I dare say I have my doubts. Chief Gani Fawehinmi was simply inimitable, puritanically committed, inscrutably remonstrative, ideologically transcendental, quixotically cosmopolitan and a ready conveyor-belt for legal tomahawks which he intrepidly deployed in his cascading fulminations against our philistine military and political class. His transition is not just the fall of an Iroko but indeed the grand initiation of an iconic legal salamander. We only hope that we didactically learn herefrom that it is not so much our sybaritic life styles that matters more than the quality of service we render whilst we sojourn on this earth plane.”
If George Orwell were still alive and he needed to do a review of his 1946 essay, Obahiagbon would have been a good example for his consideration.
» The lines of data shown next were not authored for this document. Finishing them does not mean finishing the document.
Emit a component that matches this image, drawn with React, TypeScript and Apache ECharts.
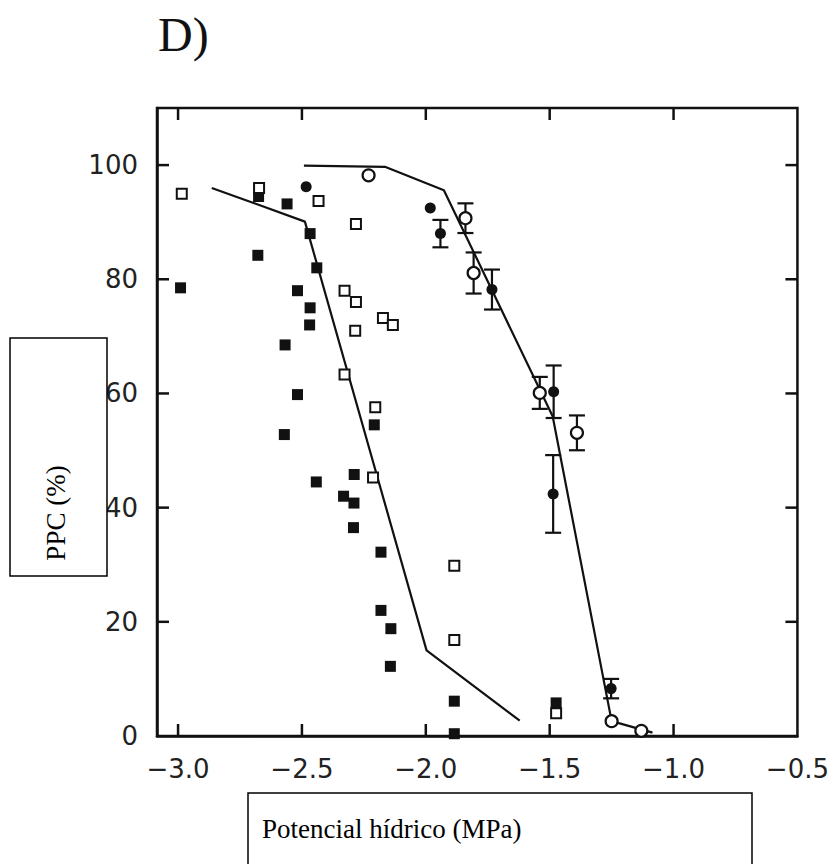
import React, { useEffect, useRef } from "react";
import * as echarts from "echarts";

// Axis ticks
const xTicks = [-3.0, -2.5, -2.0, -1.5, -1.0, -0.5];
const yTicks = [0, 20, 40, 60, 80, 100];
const X_MIN = -3.085;
const X_MAX = -0.5;
const Y_MIN = 0;
const Y_MAX = 110;

// Filled squares [x, y]
const filledSquares: [number, number][] = [
  [-2.99, 78.5], [-2.675, 94.5], [-2.56, 93.2], [-2.467, 88.0], [-2.678, 84.2],
  [-2.44, 82.0], [-2.518, 78.0], [-2.467, 75.0], [-2.469, 72.0], [-2.568, 68.5],
  [-2.518, 59.8], [-2.571, 52.8], [-2.208, 54.5], [-2.442, 44.5], [-2.289, 45.8],
  [-2.332, 42.0], [-2.29, 40.8], [-2.292, 36.5], [-2.181, 32.2], [-2.181, 22.0],
  [-2.141, 18.8], [-2.143, 12.2], [-1.885, 6.1], [-1.885, 0.4], [-1.474, 5.8],
];

// Open squares [x, y]
const openSquares: [number, number][] = [
  [-2.985, 95.0], [-2.673, 96.0], [-2.433, 93.7], [-2.282, 89.7], [-2.328, 78.0],
  [-2.282, 76.0], [-2.285, 71.0], [-2.173, 73.2], [-2.133, 72.0], [-2.328, 63.3],
  [-2.204, 57.6], [-2.213, 45.3], [-1.885, 29.8], [-1.885, 16.8], [-1.474, 4.0],
];

// Filled circles [x, y, error]
const filledCircles: [number, number, number][] = [
  [-2.483, 96.2, 0], [-1.982, 92.5, 0], [-1.941, 88.0, 2.4], [-1.733, 78.2, 3.5],
  [-1.484, 60.3, 4.6], [-1.486, 42.4, 6.8], [-1.252, 8.3, 1.7],
];

// Open circles [x, y, error]
const openCircles: [number, number, number][] = [
  [-2.231, 98.2, 0], [-1.84, 90.7, 2.6], [-1.807, 81.1, 3.6], [-1.54, 60.1, 2.8],
  [-1.39, 53.1, 3.05], [-1.25, 2.6, 0], [-1.13, 0.9, 0],
];

// Fitted broken lines
const fitLineSquares: [number, number][] = [
  [-2.864, 96.0], [-2.488, 90.1], [-1.997, 15.0], [-1.621, 2.7],
];
const fitLineCircles: [number, number][] = [
  [-2.492, 99.9], [-2.165, 99.7], [-1.927, 95.6], [-1.488, 56.0], [-1.25, 2.6], [-1.085, 0.6],
];

const INK = "#111";
const isTick = (v: number, list: number[]) => list.some((t) => Math.abs(t - v) < 1e-6);
const fmt = (v: number) => (v < 0 ? "\u2212" + Math.abs(v).toFixed(1) : v === 0 ? "0" : String(v));

export default function App() {
  const ref = useRef<HTMLDivElement>(null);
  useEffect(() => {
    if (!ref.current) return;
    const chart = echarts.init(ref.current, undefined, { renderer: "svg" });
    const errData = [...filledCircles, ...openCircles].filter((d) => d[2] > 0);
    const axisLineStyle = { color: INK, width: 2.5 };
    const TL = 12;
    const labelStyle = {
      fontFamily: "DejaVu Sans",
      fontSize: 26,
      color: "#222",
    };
    const staticGraphic: any[] = [
      {
        type: "text",
        left: 158,
        top: 10,
        style: { text: "D)", font: "48px 'Liberation Serif'", fill: "#111" },
      },
      {
        type: "rect",
        shape: { x: 10, y: 338, width: 97, height: 238 },
        style: { fill: "#fff", stroke: "#000", lineWidth: 1.5 },
        z: 100,
      },
      {
        type: "text",
        x: 56,
        y: 513,
        rotation: Math.PI / 2,
        style: {
          text: "PPC (%)",
          font: "27px 'Liberation Serif'",
          fill: "#000",
          align: "center",
          verticalAlign: "middle",
        },
        z: 101,
      },
      {
        type: "rect",
        shape: { x: 248, y: 793, width: 504, height: 90 },
        style: { fill: "#fff", stroke: "#000", lineWidth: 1.5 },
        z: 100,
      },
      {
        type: "text",
        x: 262,
        y: 829,
        style: {
          text: "Potencial hídrico (MPa)",
          font: "27px 'Liberation Serif'",
          fill: "#000",
          align: "left",
          verticalAlign: "middle",
        },
        z: 101,
      },
    ];
    chart.setOption({
      animation: false,
      backgroundColor: "#fff",
      grid: { left: 157, top: 108, right: 34, bottom: 128, containLabel: false, show: true, borderColor: INK, borderWidth: 2.5 },
      xAxis: {
        type: "value",
        min: X_MIN,
        max: X_MAX,
        minInterval: 0.5,
        maxInterval: 0.5,
        splitLine: { show: false },
        axisLine: { show: true, onZero: false, lineStyle: axisLineStyle },
        axisTick: { show: false },
        axisLabel: {
          show: true,
          showMinLabel: false,
          formatter: (v: number) => (isTick(v, xTicks) ? fmt(v) : ""),
          margin: 20,
          ...labelStyle,
        },
      },
      yAxis: {
        type: "value",
        min: Y_MIN,
        max: Y_MAX,
        interval: 20,
        splitLine: { show: false },
        axisLine: { show: true, onZero: false, lineStyle: axisLineStyle },
        axisTick: { show: false },
        axisLabel: {
          show: true,
          showMaxLabel: false,
          formatter: (v: number) => (isTick(v, yTicks) ? fmt(v) : ""),
          margin: 19,
          ...labelStyle,
        },
      },
      series: [
        {
          type: "line",
          data: fitLineSquares,
          symbol: "none",
          lineStyle: { color: INK, width: 2.2 },
        },
        {
          type: "line",
          data: fitLineCircles,
          symbol: "none",
          lineStyle: { color: INK, width: 2.2 },
        },
        {
          type: "custom",
          data: errData,
          renderItem: (_p: any, api: any) => {
            const x = api.value(0);
            const y = api.value(1);
            const e = api.value(2);
            const top = api.coord([x, y + e]);
            const bot = api.coord([x, y - e]);
            const w = 8;
            return {
              type: "group",
              children: [
                { type: "line", shape: { x1: top[0], y1: top[1], x2: bot[0], y2: bot[1] }, style: { stroke: INK, lineWidth: 2.2 } },
                { type: "line", shape: { x1: top[0] - w, y1: top[1], x2: top[0] + w, y2: top[1] }, style: { stroke: INK, lineWidth: 2.2 } },
                { type: "line", shape: { x1: bot[0] - w, y1: bot[1], x2: bot[0] + w, y2: bot[1] }, style: { stroke: INK, lineWidth: 2.2 } },
              ],
            };
          },
        },
        {
          type: "scatter",
          data: filledSquares,
          symbol: "rect",
          symbolSize: 11,
          itemStyle: { color: INK, opacity: 1 },
          z: 4,
        },
        {
          type: "scatter",
          data: openSquares,
          symbol: "rect",
          symbolSize: 10,
          itemStyle: { color: "#fff", borderColor: INK, borderWidth: 2, opacity: 1 },
          z: 5,
        },
        {
          type: "scatter",
          data: filledCircles.map((d) => [d[0], d[1]]),
          symbol: "circle",
          symbolSize: 11,
          itemStyle: { color: INK, opacity: 1 },
          z: 4,
        },
        {
          type: "scatter",
          data: openCircles.map((d) => [d[0], d[1]]),
          symbol: "circle",
          symbolSize: 12,
          itemStyle: { color: "#fff", borderColor: INK, borderWidth: 2.2, opacity: 1 },
          z: 5,
        },
      ],
      graphic: staticGraphic,
    });

    // Inward tick marks on all four sides, positioned through the chart's own scales
    const tickEls: any[] = [];
    xTicks.slice(0, 5).forEach((v) => {
      const b = chart.convertToPixel({ gridIndex: 0 }, [v, Y_MIN]) as number[];
      const t = chart.convertToPixel({ gridIndex: 0 }, [v, Y_MAX]) as number[];
      tickEls.push({
        type: "line",
        shape: { x1: b[0], y1: b[1], x2: b[0], y2: b[1] - TL },
        style: { stroke: INK, lineWidth: 2.5 },
        z: 50,
      });
      tickEls.push({
        type: "line",
        shape: { x1: t[0], y1: t[1], x2: t[0], y2: t[1] + TL },
        style: { stroke: INK, lineWidth: 2.5 },
        z: 50,
      });
    });
    yTicks.slice(1).forEach((v) => {
      const l = chart.convertToPixel({ gridIndex: 0 }, [X_MIN, v]) as number[];
      const r = chart.convertToPixel({ gridIndex: 0 }, [X_MAX, v]) as number[];
      tickEls.push({
        type: "line",
        shape: { x1: l[0], y1: l[1], x2: l[0] + TL, y2: l[1] },
        style: { stroke: INK, lineWidth: 2.5 },
        z: 50,
      });
      tickEls.push({
        type: "line",
        shape: { x1: r[0], y1: r[1], x2: r[0] - TL, y2: r[1] },
        style: { stroke: INK, lineWidth: 2.5 },
        z: 50,
      });
    });
    chart.setOption({ graphic: [...staticGraphic, ...tickEls] });

    return () => chart.dispose();
  }, []);
  return (
    <div
      ref={ref}
      style={{ position: "fixed", left: 0, top: 0, width: 832, height: 864 }}
    />
  );
}
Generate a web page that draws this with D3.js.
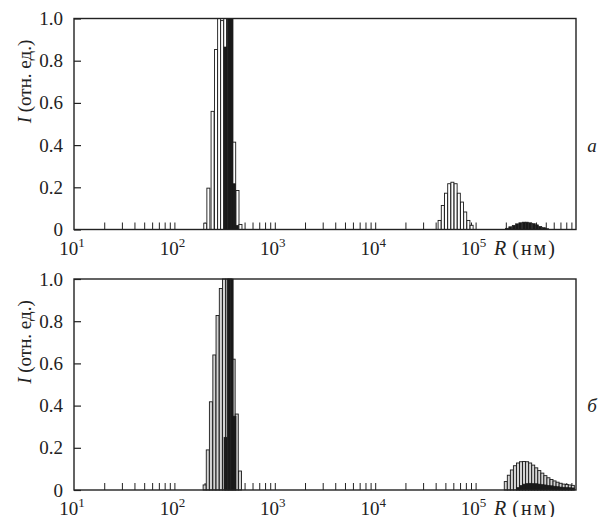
<!DOCTYPE html>
<html>
<head>
<meta charset="utf-8">
<script src="https://cdn.jsdelivr.net/npm/d3@7"></script>
<style>
	html, body { margin: 0; padding: 0; background: #fff; }
</style>
</head>
<body>
<svg id="chart" width="612" height="517"></svg>
<script>
// panel a, open bars (first peak + second peak)
var radii_a_open = [203, 218, 240, 260, 279, 299, 321, 343, 368, 394, 425, 455,
	43800, 47130, 50740, 54600, 58750, 63230, 68040, 73210, 78800, 84800, 91250];
var intens_a_open = [0.03, 0.196, 0.56, 0.853, 1.0, 0.99, 1.0, 1.0, 1.0, 0.414, 0.185, 0.024,
	0.043, 0.114, 0.172, 0.217, 0.224, 0.217, 0.172, 0.13, 0.083, 0.043, 0.02];

// panel a, filled bars
var radii_a_fill = [323, 347, 370, 392, 420,
	205400, 221600, 239700, 258500, 278800, 301400, 325100, 350600, 379000, 408900, 441000, 476800, 514300];
var intens_a_fill = [0.865, 1.0, 1.0, 0.217, 0.02,
	0.006, 0.013, 0.02, 0.027, 0.032, 0.035, 0.035, 0.032, 0.028, 0.022, 0.015, 0.009, 0.004];

// panel b, open bars
var radii_b_open = [200, 215, 231, 250, 269, 290, 312, 336, 361, 389, 418, 450,
	199800, 214300, 229800, 246400, 264300, 283400, 303900, 325900, 349500, 374800, 401900, 431000,
	462200, 495700, 531600, 570100, 611400, 655600, 703100, 754000, 808600, 867100, 929900];
var intens_b_open = [0.024, 0.19, 0.418, 0.64, 0.827, 0.955, 1.0, 1.0, 1.0, 0.62, 0.36, 0.09,
	0.04, 0.07, 0.095, 0.115, 0.128, 0.134, 0.135, 0.134, 0.128, 0.118, 0.105, 0.092,
	0.08, 0.068, 0.058, 0.05, 0.043, 0.037, 0.032, 0.028, 0.026, 0.024, 0.022];

// panel b, filled bars
var radii_b_fill = [323, 347, 372, 397,
	264300, 283400, 303900, 325900, 349500, 374800, 401900, 431000, 462200, 495700,
	531600, 570100, 611400, 655600, 703100, 754000, 808600, 867100, 929900];
var intens_b_fill = [0.25, 1.0, 1.0, 0.35,
	0.012, 0.022, 0.028, 0.031, 0.032, 0.031, 0.03, 0.028, 0.026, 0.024,
	0.022, 0.02, 0.018, 0.016, 0.014, 0.013, 0.012, 0.011, 0.01];

var y_ticks = [0, 0.2, 0.4, 0.6, 0.8, 1.0];
var x_decades = [1, 2, 3, 4, 5];
var panel_names = ['а', 'б'];

(function (d3) {

	var svg = d3.select('#chart');
	var left = 74, right = 576;
	var bar_w = 0.03; // bar width in decades
	var serif = '"Liberation Serif", "Times New Roman", Tinos, "DejaVu Serif", serif';

	var x = d3.scaleLog().domain([10, 1e6]).range([left, right]);

	// minor ticks 2..10 per decade
	var minor = [];
	for (var e = 1; e < 6; e++) {
		for (var m = 2; m <= 10; m++) {
			if (m * Math.pow(10, e) < 1e6) minor.push(m * Math.pow(10, e));
		}
	}

	var panels = [
		{ top: 18.5, open: radii_a_open, openI: intens_a_open, fill: radii_a_fill, fillI: intens_a_fill, openColor: '#fff' },
		{ top: 279, open: radii_b_open, openI: intens_b_open, fill: radii_b_fill, fillI: intens_b_fill, openColor: '#d4d4d4' }
	];

	function zip(r, v) {
		return r.map(function (d, i) { return { r: d, v: v[i] }; });
	}

	function txt(sel) {
		return sel.style('font-family', serif).style('fill', '#222');
	}

	panels.forEach(function (p, pi) {
		var bottom = p.top + 211;
		var y = d3.scaleLinear().domain([0, 1]).range([bottom, p.top]);
		var g = svg.append('g');

		// x ticks (inward)
		var xa = g.append('g')
			.attr('transform', 'translate(0,' + bottom + ')')
			.call(d3.axisBottom(x).tickValues(minor).tickSize(-7).tickFormat(''));
		xa.select('.domain').remove();
		xa.selectAll('line').attr('stroke', '#222').attr('stroke-width', 1);

		// y ticks (inward)
		var ya = g.append('g')
			.attr('transform', 'translate(' + left + ',0)')
			.call(d3.axisLeft(y).tickValues(y_ticks).tickSize(-7).tickPadding(11)
				.tickFormat(function (d) { return d === 0 ? '0' : d.toFixed(1); }));
		ya.select('.domain').remove();
		ya.attr('font-family', null);
		ya.selectAll('line').attr('stroke', '#222').attr('stroke-width', 1.2);
		txt(ya.selectAll('text')).style('font-size', '19px');

		function draw_bars(data, color, sw) {
			g.append('g').selectAll('rect').data(data).enter().append('rect')
				.attr('x', function (d) { return x(d.r / Math.pow(10, bar_w / 2)); })
				.attr('width', function (d) { return x(d.r * Math.pow(10, bar_w / 2)) - x(d.r / Math.pow(10, bar_w / 2)); })
				.attr('y', function (d) { return y(d.v); })
				.attr('height', function (d) { return bottom - y(d.v); })
				.attr('fill', color)
				.attr('stroke', '#1a1a1a')
				.attr('stroke-width', sw);
		}

		draw_bars(zip(p.open, p.openI), p.openColor, 0.9);
		draw_bars(zip(p.fill, p.fillI), '#1a1a1a', 0.6);

		// frame
		g.append('rect')
			.attr('x', left).attr('y', p.top)
			.attr('width', right - left).attr('height', bottom - p.top)
			.attr('fill', 'none').attr('stroke', '#222').attr('stroke-width', 1.4);

		// x decade labels
		var lab = txt(g.append('g').selectAll('text').data(x_decades).enter().append('text'))
			.attr('x', function (d) { return x(Math.pow(10, d)) - 2; })
			.attr('y', bottom + 25)
			.attr('text-anchor', 'middle')
			.style('font-size', '19px');
		lab.append('tspan').text('10');
		lab.append('tspan').style('font-size', '13px').attr('dy', -8).text(function (d) { return d; });

		// x axis title
		var xt = txt(g.append('text')).attr('x', 494).attr('y', bottom + 25).style('font-size', '20px');
		xt.append('tspan').style('font-style', 'italic').text('R');
		xt.append('tspan').attr('dx', 6).style('letter-spacing', '2px').text('(нм)');

		// y axis title
		var yt = txt(g.append('text'))
			.attr('transform', 'translate(31,' + (p.top + 63) + ') rotate(-90)')
			.attr('text-anchor', 'middle')
			.style('font-size', '19px');
		yt.append('tspan').style('font-style', 'italic').text('I');
		yt.append('tspan').text(' (отн. ед.)');

		// panel letter
		txt(g.append('text'))
			.attr('x', 592).attr('y', p.top + 133)
			.attr('text-anchor', 'middle')
			.style('font-size', '19px')
			.style('font-style', 'italic')
			.text(panel_names[pi]);
	});

}(d3));
</script>
</body>
</html>
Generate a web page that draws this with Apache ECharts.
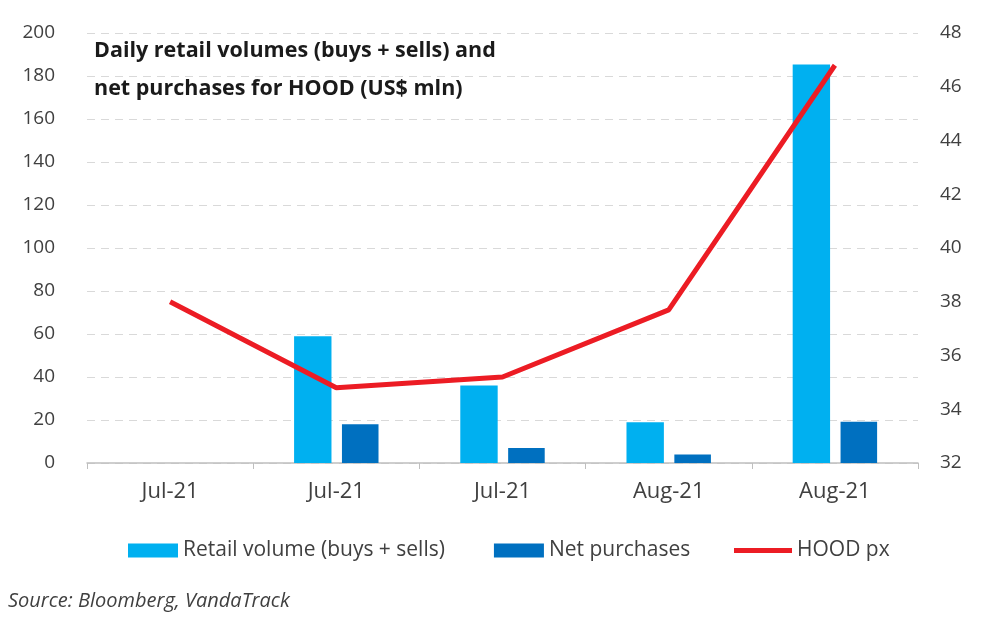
<!DOCTYPE html>
<html>
<head>
<meta charset="utf-8">
<script src="https://cdn.jsdelivr.net/npm/echarts@6/dist/echarts.min.js"></script>
<style>
html,body{margin:0;padding:0;background:#fff;}
#chart{width:1000px;height:624px;}
</style>
</head>
<body>
<div id="chart"></div>
<script>
const categories = ['Jul-21', 'Jul-21', 'Jul-21', 'Aug-21', 'Aug-21'];
const retailVolume = [null, 59, 36, 19, 185.4];
const netPurchases = [null, 18, 7, 4, 19.2];
const hoodPx = [38.0, 34.8, 35.2, 37.7, 46.8];
const leftTicks = {min: 0, max: 200, interval: 20};
const rightTicks = {min: 32, max: 48, interval: 2};

const FONT = 'Open Sans';
const TXT = '#404040';
const RED = '#ec1c24';
const chart = echarts.init(document.getElementById('chart'));
chart.setOption({
  animation: false,
  backgroundColor: '#ffffff',
  textStyle: {fontFamily: FONT},
  title: {
    text: 'Daily retail volumes (buys + sells) and\nnet purchases for HOOD (US$ mln)',
    left: 89, top: 27,
    textStyle: {fontFamily: FONT, fontSize: 21.5, fontWeight: 'bold', color: '#1a1a1a', lineHeight: 38}
  },
  graphic: [{
    type: 'text', left: 8, top: 591,
    style: {text: 'Source: Bloomberg, VandaTrack', font: 'italic 20px "Open Sans"', fill: TXT}
  }],
  legend: [{
    top: 535, left: 123,
    itemGap: 49, itemWidth: 50, itemHeight: 14,
    textStyle: {fontFamily: FONT, fontSize: 21, color: TXT},
    data: [
      {name: 'Retail volume (buys + sells)', icon: 'rect'},
      {name: 'Net purchases', icon: 'rect'}
    ]
  }, {
    top: 535, left: 729,
    itemWidth: 58, itemHeight: 5,
    textStyle: {fontFamily: FONT, fontSize: 21, color: TXT},
    data: [{name: 'HOOD px', icon: 'rect'}]
  }],
  grid: {left: 87, right: 82, top: 33, bottom: 161, containLabel: false},
  xAxis: {
    type: 'category', data: categories,
    axisLine: {lineStyle: {color: '#bfbfbf', width: 1.5}},
    axisTick: {show: true, length: 6, lineStyle: {color: '#bfbfbf'}},
    axisLabel: {fontFamily: FONT, fontSize: 22, color: TXT, margin: 18}
  },
  yAxis: [{
    type: 'value', min: leftTicks.min, max: leftTicks.max, interval: leftTicks.interval,
    axisLine: {show: false}, axisTick: {show: false},
    axisLabel: {fontFamily: FONT, fontSize: 19, color: TXT, margin: 32},
    splitLine: {show: true, lineStyle: {color: '#d9d9d9', type: [8, 6], width: 1.2}}
  }, {
    type: 'value', min: rightTicks.min, max: rightTicks.max, interval: rightTicks.interval,
    axisLine: {show: false}, axisTick: {show: false},
    axisLabel: {fontFamily: FONT, fontSize: 19, color: TXT, margin: 22},
    splitLine: {show: false}
  }],
  series: [{
    name: 'Retail volume (buys + sells)', type: 'bar', data: retailVolume,
    barWidth: '22.5%', barGap: '28%',
    itemStyle: {color: '#00b0f0'}
  }, {
    name: 'Net purchases', type: 'bar', data: netPurchases,
    barWidth: '22%',
    itemStyle: {color: '#0070c0'}
  }, {
    name: 'HOOD px', type: 'line', yAxisIndex: 1, data: hoodPx,
    symbol: 'none', lineStyle: {color: RED, width: 5}, itemStyle: {color: RED}
  }]
});
</script>
</body>
</html>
But while Obahiagbon’s political speech amuses, other forms of political speech are frightening.
Language is a coded referent, its semiosis is worth noting. In the run up to the 2007 elections, then President Olusegun Obasanjo had described the approaching elections as “a do or die affair.” It was. The then Vice Chairman of the PDP (South West) threatened that the PDP would “capture” Lagos and other states in the South West. The party’s election hawks did not capture Lagos, but true to that prediction, they captured other states in the South West, until the courts reversed their “direct capture” of the people’s mandate in Ondo, Oyo, Ekiti and Osun states. Allegations of corruption on the part of the PDP elite was on one occasion written off by the then Chairman of the party’s Board of Trustees as “a family affair”.
And indeed, reckless conduct has for the most part been treated by the ruling party as “a family affair.” In 2008, the Chairman of the PDP, Vincent Ogbulafor threatened that “whether they like it or not, the PDP will rule Nigeria for the next 60 years.” They may well carry out that threat. Shortly after the PDP Presidential primaries, Mrs. Sarah Jibril who got only one vote (her own vote) advised the Nigerian women who refused to vote for her to search their “consciences.” It is not just the female politicians that should do so; those who have been abusing each other should as well. For, the current exchange of bile should not be allowed to degenerate into a physical confrontation among party thugs and agents at the polls. An election process that ends up as a confrontation between “rascals” and “drunken sailor fishermen” could result in an unwanted abortion of the Fourth Republic.